U, United States Reports,
Edited By: Kermit L. Hall, James W. Ely Jr., Joel B. Grossman
Edited By: Kermit L. Hall
United States Reports,
the official edition of the decisions of the Supreme Court of the United States, began with a volume of decisions prepared and published by Alexander J. *Dallas, a Philadelphia lawyer and occasional journalist and editor. The volume, entitled Reports of Cases Ruled and Adjudged in the Courts of Pennsylvania, Before and Since the Revolution, was printed in Philadelphia by Thomas Bradford in 1790. Paradoxically, the volume contained only Pennsylvania decisions since the federal Supreme Court had not yet decided any cases. The next three volumes of reports by Dallas (in 1798, 1799, and 1807, respectively) included decisions of the Supreme Court as well as of the *lower federal courts and Pennsylvania courts. The 1790 volume has long been treated as the first of a series that later became known as the U.S. Reports.
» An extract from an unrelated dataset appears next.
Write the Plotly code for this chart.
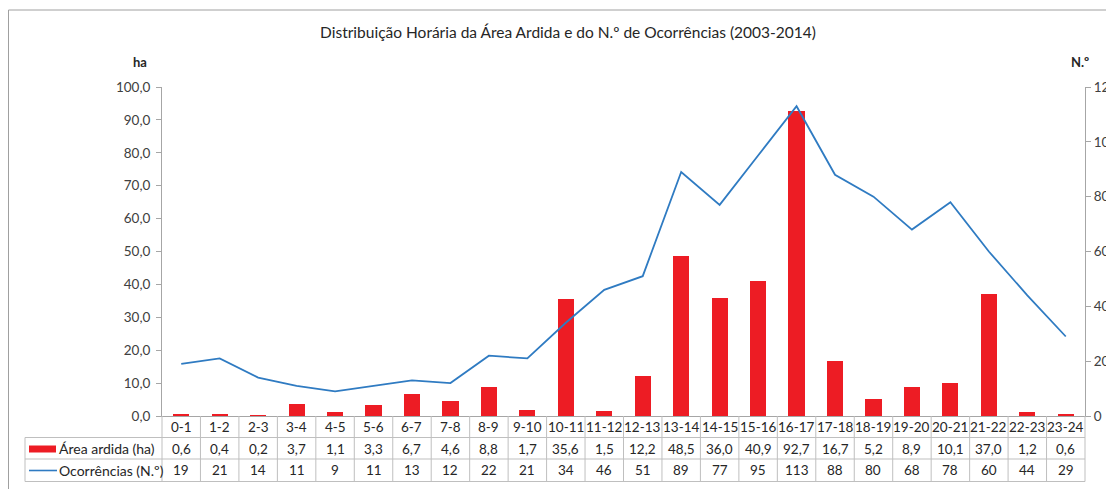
import plotly.graph_objects as go

# ---------------- data ----------------
hours = ["0-1", "1-2", "2-3", "3-4", "4-5", "5-6", "6-7", "7-8", "8-9", "9-10",
         "10-11", "11-12", "12-13", "13-14", "14-15", "15-16", "16-17", "17-18",
         "18-19", "19-20", "20-21", "21-22", "22-23", "23-24"]
area_ha = [0.6, 0.4, 0.2, 3.7, 1.1, 3.3, 6.7, 4.6, 8.8, 1.7, 35.6, 1.5, 12.2,
           48.5, 36.0, 40.9, 92.7, 16.7, 5.2, 8.9, 10.1, 37.0, 1.2, 0.6]
ocorrencias = [19, 21, 14, 11, 9, 11, 13, 12, 22, 21, 34, 46, 51, 89, 77, 95,
               113, 88, 80, 68, 78, 60, 44, 29]

title_text = "Distribuição Horária da Área Ardida e do N.º de Ocorrências (2003-2014)"
name_area = "Área ardida (ha)"
name_occ = "Ocorrências (N.º)"

# ---------------- style / layout constants ----------------
OFF = 8                      # page body margin
W, H = 1114 - OFF, 497 - 2 * OFF
# reference (window) pixel positions of plot area
RL, RR, RT, RB = 162, 1085, 87, 416
L, R, T, B = RL - OFF, RR - OFF, RT - OFF, RB - OFF
RED = "#ED1C24"
BLUE = "#2F7BC2"
GRID = "#BFBFBF"
AXC = "#A6A6A6"
TXT = "#262626"
FONT = "Lato"


def py(ypx):
    """window pixel y -> paper y"""
    return (B - (ypx - OFF)) / (B - T)


def px(xpx):
    """window pixel x -> paper x"""
    return ((xpx - OFF) - L) / (R - L)


fig = go.Figure()
fig.add_trace(go.Bar(x=hours, y=area_ha, name=name_area, marker_color=RED,
                     marker_line_width=0, width=0.42, yaxis="y"))
fig.add_trace(go.Scatter(x=hours, y=ocorrencias, name=name_occ, mode="lines",
                         line=dict(color=BLUE, width=1.8), yaxis="y2"))

shapes = []
annotations = []

# frame
shapes.append(dict(type="rect", xref="paper", yref="paper", x0=px(OFF + 0.5), x1=px(1300),
                   y0=py(700), y1=py(10), line=dict(color="#A0A0A0", width=1),
                   layer="below"))

# table rows (window pixel rows)
row_y = [416, 437.5, 459, 481.5]
for yy in row_y[1:]:
    shapes.append(dict(type="line", xref="paper", yref="paper", x0=px(25), x1=1,
                       y0=py(yy), y1=py(yy), line=dict(color=GRID, width=1)))
for i in range(1, len(hours)):
    shapes.append(dict(type="line", xref="x", yref="paper", x0=i - 0.5, x1=i - 0.5,
                       y0=py(row_y[0]), y1=py(row_y[-1]), line=dict(color=GRID, width=1)))
shapes.append(dict(type="line", xref="paper", yref="paper", x0=0, x1=0,
                   y0=py(row_y[0]), y1=py(row_y[-1]), line=dict(color=GRID, width=1)))
shapes.append(dict(type="line", xref="paper", yref="paper", x0=1, x1=1,
                   y0=py(row_y[0]), y1=py(row_y[-1]), line=dict(color=GRID, width=1)))
shapes.append(dict(type="line", xref="paper", yref="paper", x0=px(25), x1=px(25),
                   y0=py(row_y[1]), y1=py(row_y[-1]), line=dict(color=GRID, width=1)))

# legend keys
shapes.append(dict(type="rect", xref="paper", yref="paper", x0=px(29), x1=px(56),
                   y0=py(452.5), y1=py(445.5), fillcolor=RED, line=dict(width=0)))
shapes.append(dict(type="line", xref="paper", yref="paper", x0=px(29), x1=px(57),
                   y0=py(470.5), y1=py(470.5), line=dict(color=BLUE, width=1.6)))

tfont = dict(family=FONT, size=14, color=TXT)
hfont = dict(family=FONT, size=13.5, color=TXT)


def fmt(v):
    return f"{v:.1f}".replace(".", ",")


for h, a, o in zip(hours, area_ha, ocorrencias):
    for yy, txt in ((427, h), (448.5, fmt(a)), (470, str(o))):
        annotations.append(dict(x=h, xref="x", y=py(yy), yref="paper", text=txt,
                                xanchor="center", yanchor="middle",
                                showarrow=False, font=hfont))

annotations.append(dict(x=px(57), xref="paper", xanchor="left", y=py(448.5), yref="paper",
                        yanchor="middle", text=name_area, showarrow=False, font=tfont))
annotations.append(dict(x=px(57), xref="paper", xanchor="left", y=py(470), yref="paper",
                        yanchor="middle", text=name_occ, showarrow=False, font=tfont))

# axis unit labels
ufont = dict(family=FONT, size=13, color=TXT)
annotations.append(dict(x=px(140), xref="paper", xanchor="center", y=py(62), yref="paper",
                        yanchor="middle", text="<b>ha</b>", showarrow=False, font=ufont))
annotations.append(dict(x=px(1080), xref="paper", xanchor="center", y=py(62), yref="paper",
                        yanchor="middle", text="<b>N.º</b>", showarrow=False, font=ufont))

fig.update_layout(
    width=W, height=H,
    margin=dict(l=L, r=W - R, t=T, b=H - B, pad=0, autoexpand=False),
    paper_bgcolor="white", plot_bgcolor="white",
    separators=",.",
    showlegend=False,
    bargap=0,
    title=dict(text=title_text, x=(568 - OFF) / W, xanchor="center", xref="container",
               y=1 - (33 - OFF) / H, yanchor="middle", yref="container",
               font=dict(family=FONT, size=15.5, color=TXT)),
    xaxis=dict(type="category", range=[-0.5, len(hours) - 0.5], showticklabels=False,
               showgrid=False, zeroline=False, showline=True, linecolor=AXC,
               linewidth=1, ticks="", fixedrange=True, automargin=False),
    yaxis=dict(range=[0, 100], dtick=10, tickformat=".1f", showgrid=False,
               zeroline=False, showline=True, linecolor=AXC, linewidth=1,
               ticks="outside", ticklen=5, tickcolor=AXC, automargin=False,
               ticklabelstandoff=3,
               tickfont=dict(family=FONT, size=13.5, color="#404040")),
    yaxis2=dict(range=[0, 120], dtick=20, tickformat="d", overlaying="y", side="right",
                showgrid=False, zeroline=False, showline=True, linecolor=AXC,
                linewidth=1, ticks="outside", ticklen=5, tickcolor=AXC, automargin=False,
                ticklabelstandoff=0,
                tickfont=dict(family=FONT, size=13.5, color="#404040")),
    shapes=shapes,
    annotations=annotations,
    font=dict(family=FONT),
)

fig.write_html("out.html")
Although the position of *reporter of the Supreme Court was not authorized until an 1817 act of Congress provided for the post with an annual salary, the earlier reports were issued with the Court’s approval. Since the early reports, following English tradition, were known and cited by the names of their respective reporters, they are called nominative or nominate reports. Court-appointed reporters have continued to prepare the decisions for publication, although only the first ninety volumes of the series are still designated by the reporter’s name, as listed in Table 1.
The U.S. Reports were issued by private publishers until 1922 when the U.S. Government Printing Office assumed publication, beginning with volume 257 covering the October term, 1921.
Prior to the issuance of each bound volume of the United States Reports, the court’s decisions appear in two temporary, official forms: the *slip decision, in which each decision appears separately in an individually paginated pamphlet, and the preliminary print, an *advance sheet format that groups a number of decisions in pamphlets with continuous (and permanent) pagination through the three pamphlets that currently make up each bound volume. In 1990, through an experimental program called “Project Hermes,” the Court began providing electronic access to its decisions to a variety of organizations and publishers on the same day the decision is issued.
Virtually all of the commercial forms of publication of the Court’s decisions (e.g., *Lawyers’ Edition; *LEXIS; *Supreme Court Reporter; *United States Law Week; and *WESTLAW) offer faster and more sophisticated access than the U.S. Reports. Nevertheless, the official report must be cited in briefs and memoranda to the Court and is traditionally given first in citations to decisions.